Today, I have waved goodbye to the most sensible car I’ve ever bought.
My Saab 9000i 16v was bought to do a job, and it did it admirably. On one crazy weekend, we clocked up 700 miles driving to various family functions in the UK, including driving from home in West Wales to the curious landscape of Norfolk. For that journey, the car made perfect sense. Rarely for one of my motors, it was supremely quiet, quick and entirely reliable.
It then ended up on another 500 mile weekend trip to Devon and back, before proving to be the ideal vehicle for a wedding in Wiltshire. The enormous boot was useful as we were helping to organise the event while the rear seat offers luxurious comfort to those asked to sit there.
Then there was all the ‘convenience’ features. Heated seats, heated mirrors and electric everything. The economy wasn’t bad either – averaging 32-34mpg. Not bad for a 150bhp 2.3 four-pot. It started every time it was asked to and ran like clockwork. Everything worked all of the time – from the headlamp wipers to the seatbelt buckles that light up in the dark.
The price for all this efficiency was a complete and total lack of character. It wasn’t a car to excite. In fact, when it came to dealing with Welsh roads, it was a car that failed to satisfy at all. Typical of multi-valve engines, there’s no grunt unless you extend the revs and the steering was about as accurate as a monthly weather forecast. Mix in a frustratingly jiggly ride and a clunky gearchange and it was obvious that with its job done, the Saab would have to go.

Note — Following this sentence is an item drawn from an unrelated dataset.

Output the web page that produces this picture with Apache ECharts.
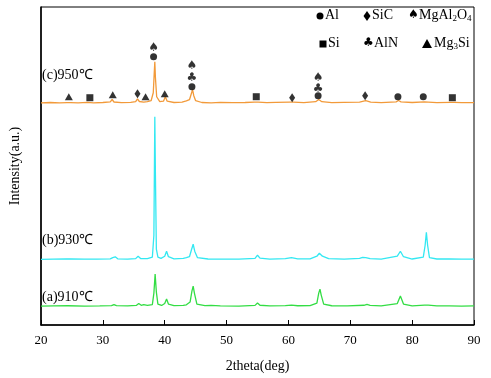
<!DOCTYPE html>
<html><head><meta charset="utf-8">
<script src="https://cdn.jsdelivr.net/npm/echarts@6/dist/echarts.min.js"></script>
<style>html,body{margin:0;padding:0;background:#fff}#c{width:491px;height:378px}</style>
</head><body><div id="c"></div>
<script>
// ---- Data ----
var xTicks = [20, 30, 40, 50, 60, 70, 80, 90];

// (c) 950 ℃
var cTheta = [20,21.5,23,24.2,24.5,24.8,26,27.5,28.5,30,31.2,31.5,31.8,33,34.5,35.3,35.6,35.9,36.6,36.9,37.2,37.8,38.15,38.3,38.4,38.5,38.7,39.2,39.8,40.1,40.4,41.5,42.8,43.5,44.0,44.3,44.5,44.7,45.0,46,47.5,49,51,53,54.5,54.8,55.1,56.5,58,60.2,60.5,60.8,62.5,64.4,64.9,65.4,67,69,71.5,72.5,73.3,75,77.4,77.8,78.2,80,82.0,82.3,82.6,84,86.2,86.5,86.8,88,90];
var cInt = [2228,2232,2229,2231,2245,2231,2228,2233,2229,2232,2238,2262,2237,2230,2233,2240,2268,2242,2236,2255,2240,2250,2330,2520,2640,2480,2290,2240,2245,2290,2245,2232,2236,2248,2260,2320,2360,2300,2250,2232,2229,2233,2230,2232,2236,2252,2236,2230,2233,2236,2246,2236,2231,2240,2262,2240,2231,2233,2235,2250,2236,2231,2238,2252,2238,2232,2238,2248,2236,2231,2234,2242,2233,2230,2231];

// (b) 930 ℃
var bTheta = [20,22,24.1,24.4,24.7,27,29,31.2,31.6,32.0,32.4,34,35.3,35.7,36.1,37.2,38.0,38.25,38.4,38.5,38.65,38.9,39.4,40.0,40.3,40.6,41.5,43.0,43.5,44.0,44.35,44.6,44.85,45.3,47,49,52,54.6,55.0,55.4,57,59.5,60.5,61.5,63.5,64.6,65.0,65.5,66.5,69,71.5,72.0,72.5,73.2,75,77.6,78.1,78.6,80,81.8,82.1,82.3,82.5,82.8,84,86,88,90];
var bInt = [659,661,662,680,662,660,661,664,676,684,664,661,666,690,667,665,680,900,2090,1500,760,680,668,690,740,685,664,668,676,685,760,810,740,675,662,661,660,668,700,670,661,665,676,664,663,690,720,690,665,661,668,678,676,666,661,690,740,685,662,680,800,930,800,675,662,663,660,661];

// (a) 910 ℃
var aTheta = [20,22,24.4,27,29.5,31.4,31.8,32.2,34,35.4,35.8,36.2,36.6,37.2,38.0,38.25,38.45,38.65,38.9,39.5,40.0,40.3,40.6,41.5,43.0,43.5,44.1,44.4,44.6,44.8,45.2,46.5,47.5,49,52,54.6,55.0,55.4,57,59.5,60.5,61.5,63.5,64.6,64.9,65.1,65.3,65.7,67,69.5,72.2,72.7,73.2,75,77.6,78.1,78.6,80,82.0,82.3,82.6,84,86,88,90];
var aInt = [189,191,193,190,191,194,205,194,191,196,215,198,204,196,205,320,510,330,210,196,215,260,210,194,197,203,230,340,390,320,210,194,197,191,190,197,220,198,192,195,200,193,194,220,320,360,300,210,193,192,198,206,197,191,215,290,210,192,200,215,199,191,192,190,191];

// Phase identification marks (2theta, level)
var alTheta = [38.2, 44.4, 64.8, 77.7, 81.8],      alLevel = [2690, 2390, 2300, 2290, 2290];
var sicTheta = [35.6, 60.6, 72.4],                  sicLevel = [2320, 2280, 2300];
var spinelTheta = [38.2, 44.4, 64.8],               spinelLevel = [2780, 2600, 2480];
var siTheta = [27.9, 54.8, 86.5],                   siLevel = [2280, 2290, 2280];
var alnTheta = [44.4, 64.8],                        alnLevel = [2480, 2370];
var mg2siTheta = [24.5, 31.6, 36.9, 40.0],          mg2siLevel = [2290, 2310, 2290, 2320];

var seriesNames = ['(c)950℃', '(b)930℃', '(a)910℃'];

function pairs(xs, ys){ return xs.map(function(x,i){ return [x, ys[i]]; }); }

var FONT = '"Times New Roman","Liberation Serif",serif';
var chart = echarts.init(document.getElementById('c'));

function lineSeries(name, xs, ys, color){
  return {name:name, type:'line', data:pairs(xs,ys), showSymbol:false, symbol:'none',
    lineStyle:{color:color, width:1.3}, silent:true, animation:false, z:3};
}
function markSeries(xs, ys, symbol, size){
  return {type:'scatter', data:pairs(xs,ys), symbol:symbol, symbolSize:size,
    itemStyle:{color:'#000'}, silent:true, animation:false, z:5};
}
function glyphSeries(xs, ys, glyph){
  return {type:'scatter', data:pairs(xs,ys), symbolSize:1, itemStyle:{color:'rgba(0,0,0,0)'},
    label:{show:true, position:'inside', formatter:glyph, color:'#000', fontSize:12, fontFamily:'DejaVu Sans'},
    silent:true, animation:false, z:5};
}

var rich = {n:{fontFamily:FONT, fontSize:14, color:'#000'}, s:{fontFamily:FONT, fontSize:9, color:'#000', padding:[8,0,0,0]}};

chart.setOption({
  animation:false,
  backgroundColor:'#fff',
  grid:{left:40, right:17, top:7, bottom:52, show:true, borderColor:'#000', borderWidth:1},
  xAxis:{type:'value', min:20, max:90, interval:10,
    name:'2theta(deg)', nameLocation:'middle', nameGap:34,
    nameTextStyle:{fontFamily:FONT, fontSize:14, color:'#000'},
    axisLine:{lineStyle:{color:'#000', width:1.5}},
    axisTick:{inside:true, length:5, lineStyle:{color:'#000'}},
    axisLabel:{fontFamily:FONT, fontSize:13, color:'#000', margin:9},
    splitLine:{show:false}},
  yAxis:{type:'value', min:0, max:3190,
    name:'Intensity(a.u.)', nameLocation:'middle', nameGap:19,
    nameTextStyle:{fontFamily:FONT, fontSize:14, color:'#000'},
    axisLine:{show:true, lineStyle:{color:'#000', width:1.5}},
    axisTick:{show:false}, axisLabel:{show:false}, splitLine:{show:false}},
  series:[
    lineSeries(seriesNames[0], cTheta, cInt, '#F29A3A'),
    lineSeries(seriesNames[1], bTheta, bInt, '#33E8F2'),
    lineSeries(seriesNames[2], aTheta, aInt, '#33DD44'),
    markSeries(alTheta, alLevel, 'circle', 7),
    markSeries(sicTheta, sicLevel, 'diamond', [6,9]),
    markSeries(siTheta, siLevel, 'rect', 7),
    markSeries(mg2siTheta, mg2siLevel, 'triangle', [8,7]),
    glyphSeries(spinelTheta, spinelLevel, '♠'),
    glyphSeries(alnTheta, alnLevel, '♣')
  ],
  graphic:[
    {type:'text', left:42, top:68, style:{text:seriesNames[0], font:'14px '+FONT, fill:'#000'}},
    {type:'text', left:42, top:233, style:{text:seriesNames[1], font:'14px '+FONT, fill:'#000'}},
    {type:'text', left:42, top:290, style:{text:seriesNames[2], font:'14px '+FONT, fill:'#000'}},
    // legend row 1
    {type:'circle', shape:{cx:320, cy:16, r:3.5}, style:{fill:'#000'}},
    {type:'text', left:325, top:8, style:{text:'Al', font:'14px '+FONT, fill:'#000'}},
    {type:'polygon', shape:{points:[[367,11],[370.5,16],[367,21],[363.5,16]]}, style:{fill:'#000'}},
    {type:'text', left:372, top:8, style:{text:'SiC', font:'14px '+FONT, fill:'#000'}},
    {type:'text', left:408, top:9, style:{text:'♠', font:'12px DejaVu Sans', fill:'#000'}},
    {type:'text', left:419, top:8, style:{text:'{n|MgAl}{s|2}{n|O}{s|4}', rich:rich}},
    // legend row 2
    {type:'rect', shape:{x:319.5, y:40.5, width:7, height:7}, style:{fill:'#000'}},
    {type:'text', left:328, top:36, style:{text:'Si', font:'14px '+FONT, fill:'#000'}},
    {type:'text', left:363, top:37, style:{text:'♣', font:'12px DejaVu Sans', fill:'#000'}},
    {type:'text', left:374, top:36, style:{text:'AlN', font:'14px '+FONT, fill:'#000'}},
    {type:'polygon', shape:{points:[[427,39],[432,48],[422,48]]}, style:{fill:'#000'}},
    {type:'text', left:434, top:36, style:{text:'{n|Mg}{s|3}{n|Si}', rich:rich}}
  ]
});
</script></body></html>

As often said at the end of a doomed relationship though, the problem wasn’t with anything she had done, it was with me. The grumblings in no way got close to matching the number of plus points and the Saab is certainly no worse than many other modern cars in those regards. Romance just didn’t blossom.
I really am the problem. The Saab has gone, yet I still own a semi-functioning Range Rover, which I’m starting to like a great deal. Why on earth do I rate a ropey, battered off-roader ahead of a super-efficient Swedish luxo-barge? The list of non-working toys on the Range Rover is almost as long as the list of cars I have owned. Ever. The clutch feels funny. The steering is all wobbly. The heater blower doesn’t work at all – handy for Winter – and the interior is built with the sort of plastics you’d complain about if you found them as part of a toy in a Christmas cracker. Kinder surpise is aeons ahead.
Thing is, for all its faults – and there are many – the Range Rover puts a smile on my face. It’s hard to argue with that basic fact.